Not sure how to go about it? As an example, here is Leo’s story:
I thought that Leo was a lost cause. I thought that he had been so severely neglected, so fundamentally mistreated, so intensively abused that he would never recover. On the day we met, Leo was little more than a bag of bones. He was infested with lice and so malnourished that he had difficulty staying upright. His eyes were lifeless. His breathing was shallow. When I reached out to him, he tried to get away, but he was so weak that he fell to his knees.
I was ready to give up on Leo.
The chances of ever reaching him again, to lure him out of the dark hole in his mind where he had taken refuge seemed like an impossible undertaking. Might as well give him up as a worthless lot. He had given up himself a long time ago. Leo would never trust anyone again. He tried to make himself as small as possible. He shied away from any physical contact. He offered no resistance and no engagement. He wasn’t present. His broken body was there with me, but his damaged mind was somewhere where no human could reach it.
Once, he must have been young, playful and full of energy. Now, at barely twelve years old, he was a tired old man.
I had worked with damaged horses before, but I have never encountered a horse as far gone as Leo. I did not know where to start. I seriously considered having him put to sleep, even if only to end his suffering. The festering wounds on his legs desperately needed aggressive treatment, but he was so weak that the antibiotics that he needed would probably have done more harm than good. From his swollen stomach, it was clear that he was full of worms, but I wasn’t sure if he would survive treatment for that either. His teeth were in such bad condition that he could not chew even if he did get access to some decent hay. Even if I managed to get him through this, he would never be a healthy, happy horse again.
How totally, utterly and completely wrong I was!
I did not give up on Leo, against my better judgement. Two years later, as I walked out of the front door one morning, I found a happy, healthy, well-fed horse with a shiny coat and a twinkle in his big brown eyes standing on the front lawn. He knows full well that he should not be there, but he has that you-know-that-I-am-a-bit-special attitude down to perfection. He knows that he can melt my heart with a single pleading look. No longer does he shy away when I approach him. I can see that it takes every ounce of self-control that he can muster to remain standing on the same spot when his every instinct tells him to run away as fast as he possibly can. He knows that when he does that, I sigh and turn around with tears in my eyes. So he just stands there, glued to the spot, trembling with effort. From somewhere deep inside himself, Leo found the courage to give people one more chance. Just as I had given him one last chance.

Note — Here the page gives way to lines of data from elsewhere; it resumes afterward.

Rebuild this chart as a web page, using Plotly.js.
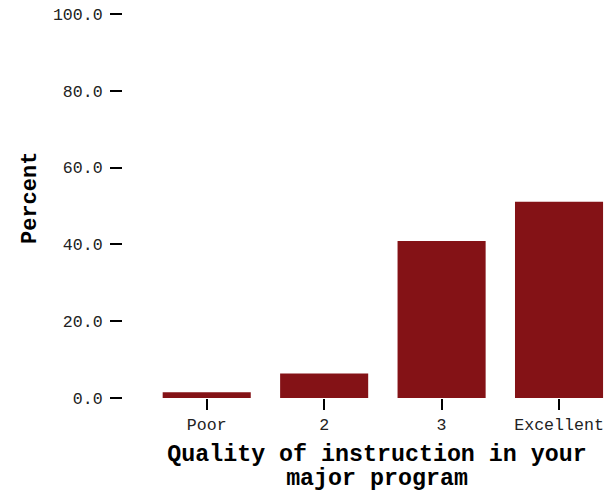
<!DOCTYPE html>
<html>
<head>
<meta charset="utf-8">
<script src="https://cdn.plot.ly/plotly-3.0.1.min.js"></script>
<style>html,body{margin:0;padding:0;background:#fff;}#chart{width:616px;height:492px;}</style>
</head>
<body>
<div id="chart"></div>
<script>
var categories = ["Poor", "2", "3", "Excellent"];
var percents = [1.5, 6.4, 40.9, 51.1];
var yTicks = [0, 20, 40, 60, 80, 100];

var W = 616, H = 492;
var mL = 0, mR = 10, mT = 14, mB = 94;
var pw = W - mL - mR;
var ph = H - mT - mB;
var font = "Courier New, Liberation Mono, monospace";

var trace = {
  type: "bar",
  x: categories,
  y: percents,
  marker: {color: "#841216"},
  hoverinfo: "x+y"
};

var layout = {
  width: W, height: H,
  margin: {l: mL, r: mR, t: mT, b: mB, pad: 0},
  paper_bgcolor: "#fff", plot_bgcolor: "#fff",
  showlegend: false,
  bargap: 0.25,
  font: {family: font, color: "#222", size: 16.6},
  xaxis: {
    domain: [148 / pw, 1],
    type: "category",
    range: [-0.5, 3.4],
    showgrid: false, zeroline: false, showline: false,
    ticks: "outside", ticklen: 11, tickwidth: 2, tickcolor: "#000",
    tickfont: {family: font, size: 16.6, color: "#222"},
    title: {
      text: "<b><span style='font-size:23.3px'>Quality of instruction in your</span><br><span style='font-size:23.3px'>major program</span></b>",
      font: {family: font, size: 18.5, color: "#000"},
      standoff: 17
    }
  },
  yaxis: {
    anchor: "free",
    position: 122 / pw,
    range: [0, 100],
    tickvals: yTicks,
    tickformat: ".1f",
    showgrid: false, zeroline: false, showline: false,
    ticks: "outside", ticklen: 12, tickwidth: 2, tickcolor: "#000",
    ticklabelstandoff: 4,
    tickfont: {family: font, size: 16.6, color: "#222"}
  },
  annotations: [{
    text: "<b>Percent</b>",
    xref: "paper", yref: "paper",
    x: 30 / pw, y: (H - mB - 198) / ph,
    xanchor: "center", yanchor: "middle",
    textangle: -90, showarrow: false,
    font: {family: font, size: 22, color: "#000"}
  }]
};

Plotly.newPlot("chart", [trace], layout, {displayModeBar: false, staticPlot: true});
</script>
</body>
</html>
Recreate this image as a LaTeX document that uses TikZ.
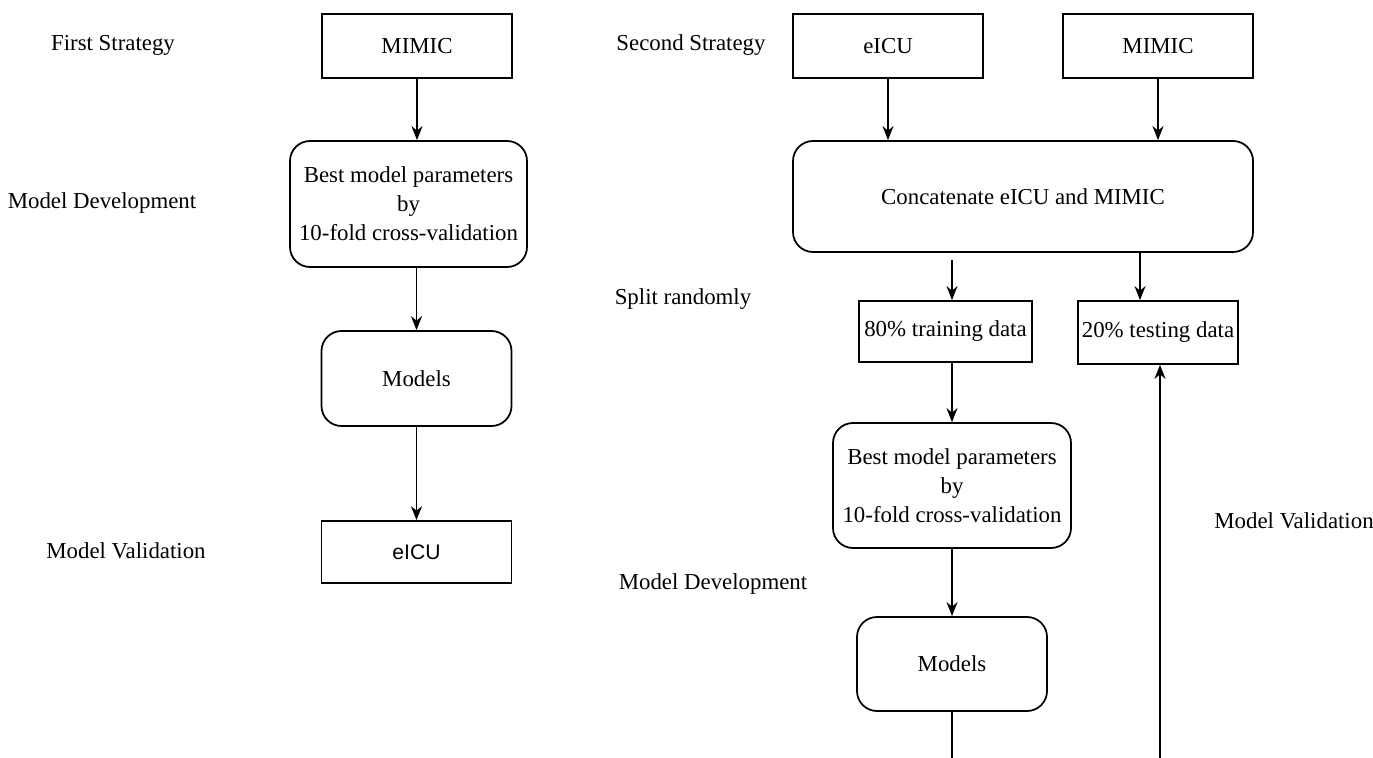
\documentclass[tikz,border=0pt]{standalone}
\usepackage{fontspec}
\setmainfont{Liberation Serif}
\newfontfamily\arialfont{Liberation Sans}
\usetikzlibrary{arrows.meta}

\begin{document}
\begin{tikzpicture}[
		font=\fontsize{13}{16.5}\selectfont,
		>={Stealth[length=2.8mm,width=2.2mm,inset=0.9mm]},
		line width=1pt,
		sqbox/.style={draw, rectangle, inner xsep=2pt, minimum width=3.8cm, minimum height=1.28cm, align=center},
		rndbox/.style={draw, rectangle, rounded corners=0.4cm, minimum width=3.8cm, minimum height=1.9cm, align=center},
		steplabel/.style={align=center}
	]
		\useasboundingbox (0,0) rectangle (27.46,-15.16);

		% first strategy
		\node [steplabel] (lblfirst) at (2.26,-0.90) {First Strategy};
		\node [steplabel] (lbldevA) at (2.04,-4.06) {Model Development};
		\node [steplabel] (lblvalA) at (2.52,-11.02) {Model Validation};

		\node [sqbox] (mimicA) at (8.34,-0.92) {MIMIC};
		\node [rndbox, minimum width=4.74cm, minimum height=2.52cm] (bestA) at (8.17,-4.08) {Best model parameters\\by\\10-fold cross-validation};
		\node [rndbox] (modelsA) at (8.33,-7.57) {Models};
		\node [sqbox, minimum height=1.24cm, font=\arialfont\fontsize{12}{14}\selectfont] (eicuA) at (8.33,-11.04) {eICU};

		\draw [->] (mimicA.south) -- (mimicA.south |- bestA.north);
		\draw [->] (modelsA.north |- bestA.south) -- (modelsA.north);
		\draw [->] (modelsA.south) -- (eicuA.north);

		% second strategy
		\node [steplabel] (lblsecond) at (13.82,-0.90) {Second Strategy};
		\node [steplabel] (lblsplit) at (13.66,-5.98) {Split randomly};
		\node [steplabel] (lblvalB) at (25.88,-10.42) {Model Validation};
		\node [steplabel] (lbldevB) at (14.26,-11.68) {Model Development};

		\node [sqbox] (eicuB) at (17.76,-0.92) {eICU};
		\node [sqbox] (mimicB) at (23.16,-0.92) {MIMIC};
		\node [rndbox, minimum width=9.2cm, minimum height=2.22cm] (concat) at (20.46,-3.93) {Concatenate eICU and MIMIC};
		\node [sqbox, minimum width=3.46cm, minimum height=1.22cm] (trainB) at (18.91,-6.63) {80\% training data};
		\node [sqbox, minimum width=3.16cm, minimum height=1.26cm] (testB) at (23.16,-6.65) {20\% testing data};
		\node [rndbox, minimum width=4.76cm, minimum height=2.5cm] (bestB) at (19.04,-9.71) {Best model parameters\\by\\10-fold cross-validation};
		\node [rndbox, minimum height=1.88cm] (modelsB) at (19.04,-13.28) {Models};

		\coordinate (splitA) at (19.04,-5.20);
		\coordinate (splitB) at (22.80,-5.04);
		\coordinate (endA) at (19.04,-15.16);
		\coordinate (endB) at (23.20,-15.16);

		\draw [->] (eicuB.south) -- (eicuB.south |- concat.north);
		\draw [->] (mimicB.south) -- (mimicB.south |- concat.north);
		\draw [->] (splitA) -- (splitA |- trainB.north);
		\draw [->] (splitB) -- (splitB |- testB.north);
		\draw [->] (bestB.north |- trainB.south) -- (bestB.north);
		\draw [->] (bestB.south) -- (modelsB.north);
		\draw (modelsB.south) -- (endA);
		\draw [->] (endB) -- (endB |- testB.south);
	\end{tikzpicture}
\end{document}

Leo taught me a lot in the time he was with us. He taught me not to give up, no matter how bleak the outlook. He taught me to persevere no matter how impossible a task may seem. He taught me that “success is not measured by what you accomplish, but by the opposition you have encountered, and the courage with which you have maintained the struggle against overwhelming odds,” as Orison Swett Marden said.
Leo died a year ago. I miss him. Writing the above, on the anniversary of his death, helped me to let him go. It reminded me of how grateful I should be that he shared my life for four full years.
Clearly, I am not ready to write a novel yet. In the meantime, I am getting some extensive practice transferring the tension created by one transition after another out of my head and into a lockable computer file.